My family and I have recently moved from Brooklyn, New York, to Bradford-on-Avon, England, for a year. Our mission: try out life at a slower pace. In my new series Brooklyn to England, I’ll write about the weekly adventures of living in the English countryside with my British husband, our three-year-old daughter, and my baby-bump (I’m due in September!). Come with me as I go from strollers to prams, diapers to nappies, and whatever else it takes to raise a family abroad.
After wangling an invitation last week, the fam and I were very excited to put on our party dresses and head over to the masonic hall for little Leila’s birthday party. I was intrigued by the idea of an event at a masonic hall — would there be a secret handshake; passwords to learn? — but alas, it was just a room (with one definitive feature: a huge poster of the Queen). Turns out, lots of people rent the 16th century ex-church house for parties and events, and it was perfect for 15 kids, parents, and a small bouncy castle.
As rain pummeled the streets of Bradford-on-Avon, we skittered into the old stone building, soggy, and carrying an even soggier gift. Within seconds, we had already committed our first two birthday party faux pas.
- We misspelled the birthday girl’s name. As the banner taped to the wall clarified, it was Leila with an ‘ei’, not an ‘ay’. Annoyingly, we’d agonized over various spellings for 15 minutes before writing the card. Whoops!
- (And a far worse crime) We were the first guests to arrive. Nothin’ like a little small-talk with complete strangers to get a party started, am I right?
Once a few more (drenched, cold, cranky) kids arrived, it turned out to be a pretty fun party. I mean, you really can’t go wrong with a bouncy castle. So far, things were pretty normal, from a U.S. to UK standpoint. There were snacks (ham, cheese, grapes, cucumber, bear-shaped potato crisps), games (kiddie bowling, hula hoops, princess dresses), and music (it’s not the ‘hokey pokey’ in England, but the ‘hokey cokey’, FYI).
But then came dessert. See, coming from Brooklyn, I’m used to the “free” birthday party scene — gluten free, sugar free, nut free, dairy free. That’s the norm. So, imagine my amazement when a tray of chocolate-covered ‘fingers’ (think Twix, without the caramel) landed on the food table. Soon after, Leila’s mom came out with a tray of ice lollies (popsicles). With vanilla and chocolate dripping down our hands, we were then offered a second ice lolly, because there were so many extras. After that, a tray full of jelly (Jell-O) appeared. And then, of course, an elaborately decorated princess cake (because the English can decorate the sh*t out of a cake, let me tell you).

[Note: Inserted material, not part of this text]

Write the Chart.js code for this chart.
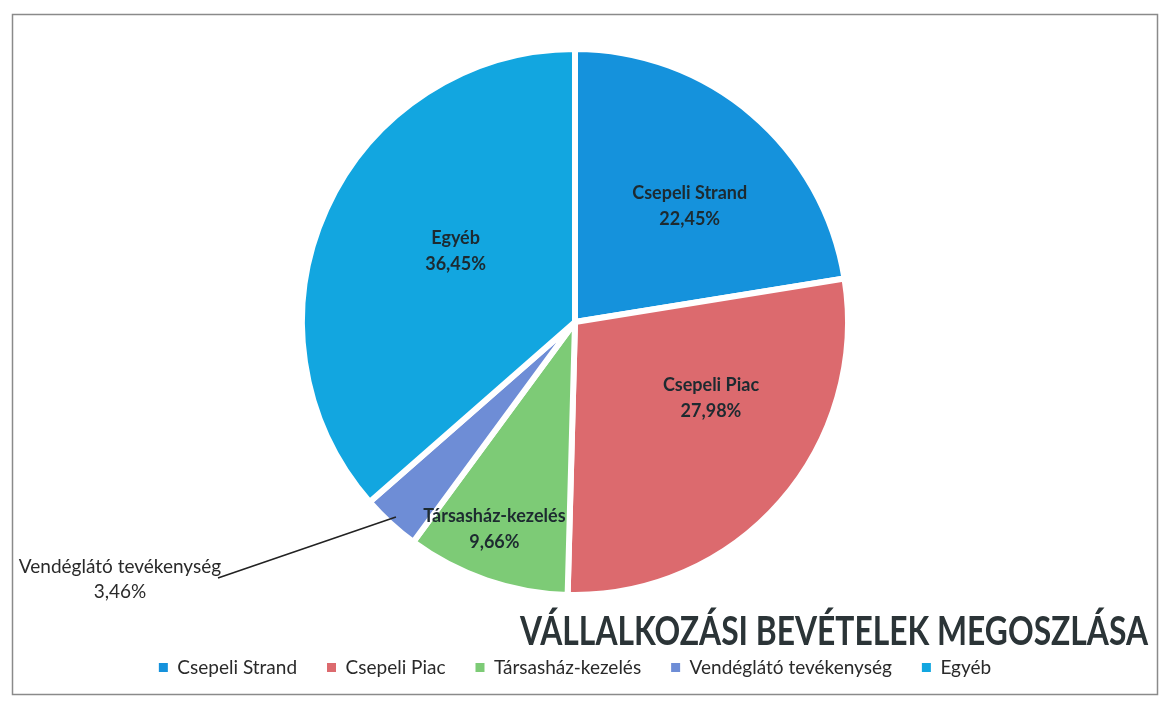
<!DOCTYPE html>
<html>
<head>
<meta charset="utf-8">
<script src="https://cdn.jsdelivr.net/npm/chart.js@4"></script>
<style>
    html, body { margin: 0; padding: 0; background: #fff; }
    #wrap { width: 1168px; height: 706px; }
</style>
</head>
<body>
<div id="wrap"><canvas id="bevetelChart"></canvas></div>
<script>
const categories = ['Csepeli Strand', 'Csepeli Piac', 'Társasház-kezelés', 'Vendéglátó tevékenység', 'Egyéb'];
const shares = [22.45, 27.98, 9.66, 3.46, 36.45];
const percentLabels = ['22,45%', '27,98%', '9,66%', '3,46%', '36,45%'];
const chartTitle = 'VÁLLALKOZÁSI BEVÉTELEK MEGOSZLÁSA';

const sliceColors = ['#1592dc', '#dc6a6e', '#7dcb76', '#6e8dd6', '#12a6e0'];
// [distance from centre as part of radius, position inside the slice's angle]
const labelSpot = [[0.6, 0.55], [0.57, 0.38], [0.81, 0.57], null, [0.51, 0.55]];
const fontFamily = 'Lato, "Open Sans", sans-serif';

// frame + white background
const framePlugin = {
    id: 'frame',
    beforeDraw(chart) {
        const ctx = chart.ctx;
        ctx.save();
        ctx.fillStyle = '#fff';
        ctx.fillRect(0, 0, chart.width, chart.height);
        ctx.strokeStyle = '#8a8a8a';
        ctx.lineWidth = 1.5;
        ctx.strokeRect(12.5, 14.5, 1145, 680);
        ctx.restore();
    }
};

// texts inside the slices, and the outside label with leader line
const sliceLabels = {
    id: 'sliceLabels',
    afterDatasetsDraw(chart) {
        const ctx = chart.ctx;
        const meta = chart.getDatasetMeta(0);
        ctx.save();
        ctx.textAlign = 'center';
        ctx.textBaseline = 'middle';
        meta.data.forEach((arc, i) => {
            const p = arc.getProps(['x', 'y', 'startAngle', 'endAngle', 'outerRadius'], true);
            if (labelSpot[i] === null) {
                const mid = (p.startAngle + p.endAngle) / 2;
                const sx = p.x + Math.cos(mid) * p.outerRadius * 0.97;
                const sy = p.y + Math.sin(mid) * p.outerRadius * 0.97;
                const ex = p.x - 357, ey = p.y + 256;
                ctx.strokeStyle = '#222';
                ctx.lineWidth = 1.6;
                ctx.beginPath();
                ctx.moveTo(sx, sy);
                ctx.lineTo(ex, ey);
                ctx.stroke();
                ctx.fillStyle = '#2a2a2a';
                ctx.font = '19px ' + fontFamily;
                ctx.fillText(categories[i], p.x - 455, p.y + 245);
                ctx.fillText(percentLabels[i], p.x - 455, p.y + 270);
                return;
            }
            const ang = p.startAngle + (p.endAngle - p.startAngle) * labelSpot[i][1];
            const r = p.outerRadius * labelSpot[i][0];
            const cx = p.x + Math.cos(ang) * r;
            const cy = p.y + Math.sin(ang) * r;
            ctx.fillStyle = '#1d2a30';
            ctx.font = 'bold 18px ' + fontFamily;
            ctx.fillText(categories[i], cx, cy - 12);
            ctx.fillText(percentLabels[i], cx, cy + 14);
        });
        ctx.restore();
    }
};

// title squeezed like the original narrow font
const titlePlugin = {
    id: 'narrowTitle',
    afterDraw(chart) {
        const ctx = chart.ctx;
        ctx.save();
        ctx.font = 'bold 40px ' + fontFamily;
        ctx.fillStyle = '#2b3437';
        ctx.textBaseline = 'alphabetic';
        const w = ctx.measureText(chartTitle).width;
        const target = 628;
        ctx.translate(520, 645);
        ctx.scale(target / w, 1);
        ctx.fillText(chartTitle, 0, 0);
        ctx.restore();
    }
};

const ctx = document.getElementById('bevetelChart').getContext('2d');
const bevetelChart = new Chart(ctx, {
    type: 'pie',
    data: {
        labels: categories,
        datasets: [{
            data: shares,
            backgroundColor: sliceColors,
            borderColor: '#ffffff',
            borderWidth: 6,
            radius: 273
        }]
    },
    options: {
        responsive: true,
        maintainAspectRatio: false,
        animation: false,
        layout: {
            padding: { left: 2, right: 20, top: 16, bottom: 19 }
        },
        plugins: {
            legend: {
                position: 'bottom',
                labels: {
                    boxWidth: 9,
                    boxHeight: 9,
                    padding: 30,
                    color: '#2a2a2a',
                    font: { family: fontFamily, size: 19 },
                    generateLabels(chart) {
                        const items = Chart.overrides.pie.plugins.legend.labels.generateLabels(chart);
                        items.forEach(it => { it.lineWidth = 0; it.strokeStyle = it.fillStyle; });
                        return items;
                    }
                }
            },
            tooltip: { enabled: false }
        }
    },
    plugins: [framePlugin, sliceLabels, titlePlugin]
});
</script>
</body>
</html>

To be fair, most of us parents in the room took the brunt of the sweets intake, biting huge chunks of Jell-O and stuffing our mouths with chocolate fingers in order to stave off toddler chaos. It worked, but only for a while. Inevitably, the sugar kicked in, and when it did, the highs got higher, and the lows, lower. The bouncy castle became a mosh pit. Space hoppers fired across the room like hand grenades.
Between the rage, laughter, and tears came another new-to-me birthday tradition called ‘Pass the Parcel’. It’s a great party game, starting out like musical chairs with a big present being passed around the circle from one child to the next. When the music stops, whoever has the present gets to peel off one layer of wrapping paper and collect a prize. The game goes on and on until the whole parcel is unwrapped and every child has a small gift — in this case, Hello Kitty hair barrettes and (you guessed it) more chocolate.
Throughout the party, my husband and I did our best to make small talk and “work the room”. We were funny but not weird; charming but not cloying. Laying the groundwork for future encounters. I think we did pretty well until, eventually, the party came to an end. We were each given our party bags, which held another English custom: Instead of eating the edible diorama (I mean the cake), we were given our chocolatey slices wrapped up in a napkin to take home—a welcome tradition, considering the amount of sugar we’d already consumed.
And that was it. After raining mercilessly for two hours straight, the skies dried up. In fact, when we walked outside, it was like stepping into OZ. The sun shone, birds sang, and aside from the one-foot-high flooded the streets that would take several hours to empty back into the river, we had a glorious (albeit sugar-shocked) walk home.